Third, reports should describe the care pathways actually followed during the trial, delineating decisions according to the test results and not simply aggregated by study arm. This will be particularly important in pragmatic trials to describe any deviations from the pathway. Embedding process evaluations that measure how interventions are actually administered within a trial [32] may help conceptualize the way in which tests are being used.

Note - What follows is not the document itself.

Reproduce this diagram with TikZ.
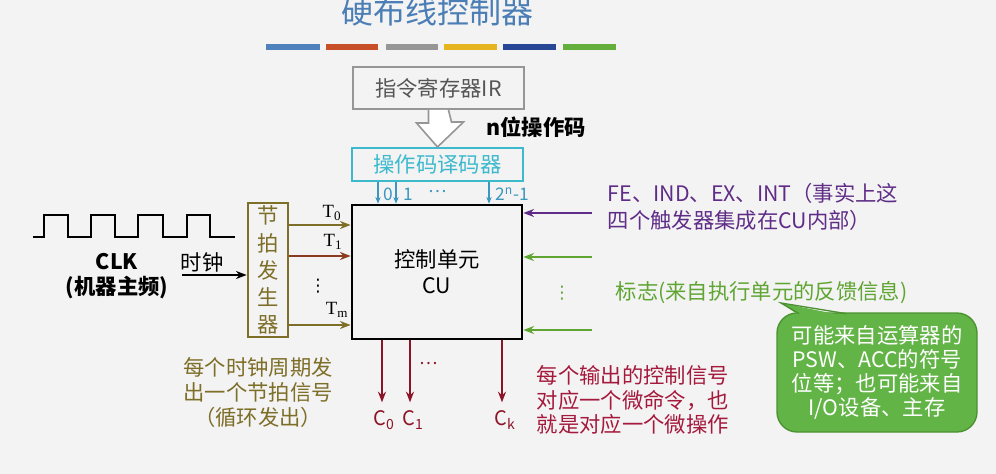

We would highlight the need for research on methods of reporting care pathways, variability of care pathways in different settings, and barriers to changing the pathways. Particularly there needs to be an assessment of the information that needs to be reported in a care pathway description to enable its replication in a new setting, and the degree of variability that would be acceptable in pragmatic trials.
Strengths and limitations
Our study is the first to systematically identify an unselected group of test-treatment RCTs, and assess the quality of intervention reporting. Our cohort includes diverse test-treat interventions, conducted in a wide range of medical settings and specialties. Reporting judgements have been made in duplicate using a standardized extraction tool and disagreements discussed.
We chose to assess whether any detail was mentioned, and not to assess whether the description was adequate to allow the intervention to be replicated (as recommended by the TIDieR checklist), or whether specific features (such as care-provider skill and experience [46]) were detailed. This decision was made to ensure our assessments were objective and because of the challenge in identifying experts able to make judgements across the wide range of settings and specialties in the cohort. Even fewer studies than we report are likely to have reported interventions with adequate detail to allow their replication, including information adequate to establish the appropriateness of care-provider skill used.

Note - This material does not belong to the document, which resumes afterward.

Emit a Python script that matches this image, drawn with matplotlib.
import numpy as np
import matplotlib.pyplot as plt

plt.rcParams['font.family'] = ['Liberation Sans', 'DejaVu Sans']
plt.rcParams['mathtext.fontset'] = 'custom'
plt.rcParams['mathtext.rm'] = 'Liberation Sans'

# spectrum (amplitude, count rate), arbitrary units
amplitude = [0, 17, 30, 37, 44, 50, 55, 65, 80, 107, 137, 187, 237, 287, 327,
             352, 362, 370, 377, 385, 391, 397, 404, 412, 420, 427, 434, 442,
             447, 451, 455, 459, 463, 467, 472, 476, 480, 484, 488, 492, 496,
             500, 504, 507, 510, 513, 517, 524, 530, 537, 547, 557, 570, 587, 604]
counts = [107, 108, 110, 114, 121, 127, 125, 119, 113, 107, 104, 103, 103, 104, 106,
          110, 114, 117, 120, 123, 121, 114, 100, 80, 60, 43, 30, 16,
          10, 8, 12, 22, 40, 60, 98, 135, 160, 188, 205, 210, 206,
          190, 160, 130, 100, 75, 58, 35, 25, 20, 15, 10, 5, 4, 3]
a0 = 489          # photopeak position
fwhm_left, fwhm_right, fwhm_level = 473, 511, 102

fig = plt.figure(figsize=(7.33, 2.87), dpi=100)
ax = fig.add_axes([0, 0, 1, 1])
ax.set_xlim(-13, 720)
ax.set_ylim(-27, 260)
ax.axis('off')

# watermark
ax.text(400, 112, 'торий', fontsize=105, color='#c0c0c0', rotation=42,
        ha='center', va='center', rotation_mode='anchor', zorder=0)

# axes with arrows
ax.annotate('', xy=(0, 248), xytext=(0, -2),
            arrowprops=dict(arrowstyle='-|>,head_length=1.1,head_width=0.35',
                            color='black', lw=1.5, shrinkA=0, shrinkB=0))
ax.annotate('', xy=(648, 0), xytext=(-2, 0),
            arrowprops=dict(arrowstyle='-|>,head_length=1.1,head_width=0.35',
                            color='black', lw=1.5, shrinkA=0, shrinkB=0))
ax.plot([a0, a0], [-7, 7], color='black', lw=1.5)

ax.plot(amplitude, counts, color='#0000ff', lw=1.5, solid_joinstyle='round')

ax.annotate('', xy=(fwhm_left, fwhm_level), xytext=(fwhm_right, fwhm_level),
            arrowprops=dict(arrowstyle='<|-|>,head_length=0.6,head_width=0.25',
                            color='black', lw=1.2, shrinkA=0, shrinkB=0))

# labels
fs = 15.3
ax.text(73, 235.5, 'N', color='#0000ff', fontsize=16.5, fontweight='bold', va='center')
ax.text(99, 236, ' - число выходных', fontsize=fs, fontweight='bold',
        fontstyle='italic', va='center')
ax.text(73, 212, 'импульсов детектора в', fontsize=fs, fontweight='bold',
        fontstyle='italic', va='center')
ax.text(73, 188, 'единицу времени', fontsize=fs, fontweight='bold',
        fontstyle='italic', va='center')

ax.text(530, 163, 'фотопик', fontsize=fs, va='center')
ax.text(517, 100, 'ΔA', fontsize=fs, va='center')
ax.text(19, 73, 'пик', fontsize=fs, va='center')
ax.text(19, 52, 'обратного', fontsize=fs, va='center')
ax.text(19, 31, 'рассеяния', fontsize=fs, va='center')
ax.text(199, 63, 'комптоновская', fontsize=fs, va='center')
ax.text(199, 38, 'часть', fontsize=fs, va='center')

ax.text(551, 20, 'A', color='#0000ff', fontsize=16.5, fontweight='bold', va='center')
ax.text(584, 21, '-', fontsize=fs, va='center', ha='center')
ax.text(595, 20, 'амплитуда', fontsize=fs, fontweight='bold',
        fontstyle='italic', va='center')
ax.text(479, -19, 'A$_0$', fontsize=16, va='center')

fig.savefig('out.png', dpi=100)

The scant reporting we have found certainly reflects inadequate reporting of test-treatment interventions, however it is important that future research investigates the extent to which this may be caused by inadequate trial conduct. This could be achieved by contacting trial authors.
Our trials are from a cohort we have previously reported [23, 29] and were published from 2004 to 7, after publication of the CONSORT 2001 statement but before the CONSORT 2010 and SPIRIT guidelines. It is possible that the reporting of some aspects of the methodology of trials has improved over recent years, particularly given the publication of guidelines for reporting and conducting diagnostic accuracy studies; however any such improvement in describing test-treatment interventions is unlikely to be dramatic since neither CONSORT 2010, STARD 2015, nor any other published standards have addressed test-treatment strategies. Since our sample of trials was ascertained from searching CENTRAL, which indexes relevant studies found in MEDLINE, EMBASE and other specialist registers, it is possible that we have missed eligible test-treatment trials not indexed in these resources. It is arguable, however, that such trials would have changed our findings considerably since in order to have escaped detection by our search of the major databases they are likely to have been more poorly reported [29].